On Thu, 9 Dec 2010, Julian Brown wrote:

> Unfortunately for C only, since building C++ was broken at the time I
> started testing. Some tests fail to vectorize post-patch in BE mode
> (predictably, since fewer things end up vectorizable), but many
> execution tests transition from FAIL to PASS.

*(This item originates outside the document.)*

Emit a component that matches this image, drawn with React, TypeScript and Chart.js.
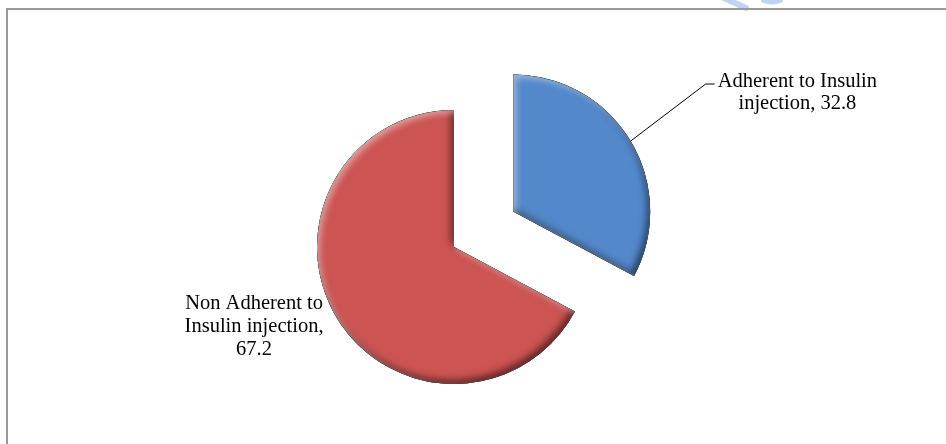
import React, { useEffect, useRef } from "react";
import { Chart, registerables } from "chart.js";

Chart.register(...registerables);

const categories = ["Adherent to Insulin injection", "Non Adherent to Insulin injection"];
const values = [32.8, 67.2];
const labelLines = [
  ["Adherent to Insulin", "injection, 32.8"],
  ["Non Adherent to", "Insulin injection,", "67.2"],
];
const sliceColors = ["#5388CB", "#CC5452"];
const explodeDistance = [69, 0];

const FONT = '20.5px "Liberation Serif", "Times New Roman", serif';
const LINE_H = 23;

const explodePlugin = {
  id: "explode",
  afterDatasetsUpdate(chart: any) {
    const meta = chart.getDatasetMeta(0);
    meta.data.forEach((arc: any, i: number) => {
      const d = explodeDistance[i] || 0;
      if (!d) return;
      const mid = (arc.startAngle + arc.endAngle) / 2;
      arc.x += Math.cos(mid) * d;
      arc.y += Math.sin(mid) * d;
    });
  },
};

const framePlugin = {
  id: "frame",
  beforeDraw(chart: any) {
    const ctx = chart.ctx;
    ctx.save();
    ctx.fillStyle = "#ffffff";
    ctx.fillRect(0, 0, chart.width, chart.height);
    // faint watermark fragment
    ctx.strokeStyle = "rgba(170,198,240,0.75)";
    ctx.lineWidth = 6;
    ctx.lineCap = "round";
    ctx.beginPath();
    ctx.moveTo(724, -2);
    ctx.lineTo(746, 8);
    ctx.stroke();
    ctx.beginPath();
    ctx.moveTo(764, 0);
    ctx.quadraticCurveTo(772, 3, 780, 0);
    ctx.stroke();
    // frame
    ctx.strokeStyle = "#9a9a9a";
    ctx.lineWidth = 2;
    ctx.strokeRect(7, 9, 3000, 3000);
    ctx.restore();
  },
};

const bevelPlugin = {
  id: "bevel",
  afterDatasetsDraw(chart: any) {
    const ctx = chart.ctx;
    const meta = chart.getDatasetMeta(0);
    meta.data.forEach((arc: any) => {
      const { x, y, startAngle, endAngle, outerRadius } = arc;
      const path = new Path2D();
      path.moveTo(x, y);
      path.arc(x, y, outerRadius, startAngle, endAngle);
      path.closePath();
      const outer = new Path2D();
      outer.rect(x - 3000, y - 3000, 6000, 6000);
      outer.addPath(path);
      ctx.save();
      ctx.clip(path);
      ctx.fillStyle = "#000";
      ctx.shadowColor = "rgba(0,0,0,0.55)";
      ctx.shadowBlur = 7;
      ctx.shadowOffsetX = -3;
      ctx.shadowOffsetY = -4;
      ctx.fill(outer, "evenodd");
      ctx.shadowColor = "rgba(255,255,255,0.45)";
      ctx.shadowBlur = 6;
      ctx.shadowOffsetX = 3;
      ctx.shadowOffsetY = 3;
      ctx.fill(outer, "evenodd");
      ctx.restore();
    });
  },
};

const labelPlugin = {
  id: "sliceLabels",
  afterDraw(chart: any) {
    const ctx = chart.ctx;
    const meta = chart.getDatasetMeta(0);
    ctx.save();
    ctx.font = FONT;
    ctx.fillStyle = "#000";
    ctx.textBaseline = "alphabetic";
    ctx.textAlign = "center";
    meta.data.forEach((arc: any, i: number) => {
      const mid = (arc.startAngle + arc.endAngle) / 2;
      const ax = arc.x + Math.cos(mid) * arc.outerRadius;
      const ay = arc.y + Math.sin(mid) * arc.outerRadius;
      const lines = labelLines[i];
      const maxW = Math.max(...lines.map((l) => ctx.measureText(l).width));
      if (Math.cos(mid) >= 0) {
        // leader line to the right
        const ex = ax + 75;
        const ey = ay - 57;
        ctx.strokeStyle = "#000";
        ctx.lineWidth = 1;
        ctx.beginPath();
        ctx.moveTo(ax, ay);
        ctx.lineTo(ex, ey);
        ctx.lineTo(ex + 9, ey);
        ctx.stroke();
        const cx = ex + 12 + maxW / 2;
        lines.forEach((l, k) => ctx.fillText(l, cx, ey + 3 + k * 22));
      } else {
        const cx = ax - 13 - maxW / 2;
        const midBase = ay + 15;
        const first = midBase - ((lines.length - 1) / 2) * LINE_H;
        lines.forEach((l, k) => ctx.fillText(l, cx, first + k * LINE_H));
      }
    });
    ctx.restore();
  },
};

export default function App() {
  const ref = useRef<HTMLCanvasElement | null>(null);
  useEffect(() => {
    if (!ref.current) return;
    const chart = new Chart(ref.current, {
      type: "pie",
      data: {
        labels: categories,
        datasets: [
          {
            data: values,
            backgroundColor: sliceColors,
            borderWidth: 0,
            hoverOffset: 0,
          },
        ],
      },
      options: {
        responsive: false,
        animation: false,
        events: [],
        radius: 137,
        layout: { padding: { left: 100, right: 138, top: 60, bottom: 10 } },
        plugins: {
          legend: { display: false },
          tooltip: { enabled: false },
        },
      } as any,
      plugins: [framePlugin, explodePlugin, bevelPlugin, labelPlugin],
    });
    return () => chart.destroy();
  }, []);
  return (
    <div style={{ position: "fixed", left: 0, top: 0, width: 946, height: 444, background: "#fff" }}>
      <canvas ref={ref} width={946} height={444} />
    </div>
  );
}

Do any tests (scan, not execution) now fail for big endian in ways that 
indicate some of the check_effective_target_vect_* functions in 
target-supports.exp should be updated to know that certain features are 
only supported for little endian?

-- 
Joseph S. Myers
joseph@codesourcery.com

^ permalink raw reply	[flat|nested] 7+ messages in thread

* Re: [PATCH, ARM] Avoid element-order-dependent operations for quad-word vectors in big-endian mode for NEON
  2010-12-09 15:13 ` Joseph S. Myers
@ 2010-12-09 15:19   ` Julian Brown
  2011-01-12 18:02     ` Julian Brown
  0 siblings, 1 reply; 7+ messages in thread
From: Julian Brown @ 2010-12-09 15:19 UTC (permalink / raw)
  To: Joseph S. Myers; +Cc: gcc-patches, paul, Richard Earnshaw

On Thu, 9 Dec 2010 14:40:59 +0000 (UTC)
"Joseph S. Myers" <joseph@codesourcery.com> wrote:

> On Thu, 9 Dec 2010, Julian Brown wrote:
> 
> > Unfortunately for C only, since building C++ was broken at the time
> > I started testing. Some tests fail to vectorize post-patch in BE
> > mode (predictably, since fewer things end up vectorizable), but many
> > execution tests transition from FAIL to PASS.
> 
> Do any tests (scan, not execution) now fail for big endian in ways
> that indicate some of the check_effective_target_vect_* functions in 
> target-supports.exp should be updated to know that certain features
> are only supported for little endian?

Possibly, yes: I suspect a few of those may need updating, really. One
awkward bit is that I'm still allowing some of the operations for
double-word registers only -- I don't think the
check_effective_target_* tests will suffice to distinguish between
D-reg & Q-reg cases.

Julian

^ permalink raw reply	[flat|nested] 7+ messages in thread

* Re: [PATCH, ARM] Avoid element-order-dependent operations for quad-word vectors in big-endian mode for NEON
  2010-12-09 15:19   ` Julian Brown
@ 2011-01-12 18:02     ` Julian Brown
  2011-02-09 12:11       ` Julian Brown
  2011-06-30 13:23       ` Richard Earnshaw
  0 siblings, 2 replies; 7+ messages in thread
From: Julian Brown @ 2011-01-12 18:02 UTC (permalink / raw)
  To: gcc-patches, Joseph S. Myers; +Cc: paul, Richard Earnshaw

[-- Attachment #1: Type: text/plain, Size: 2378 bytes --]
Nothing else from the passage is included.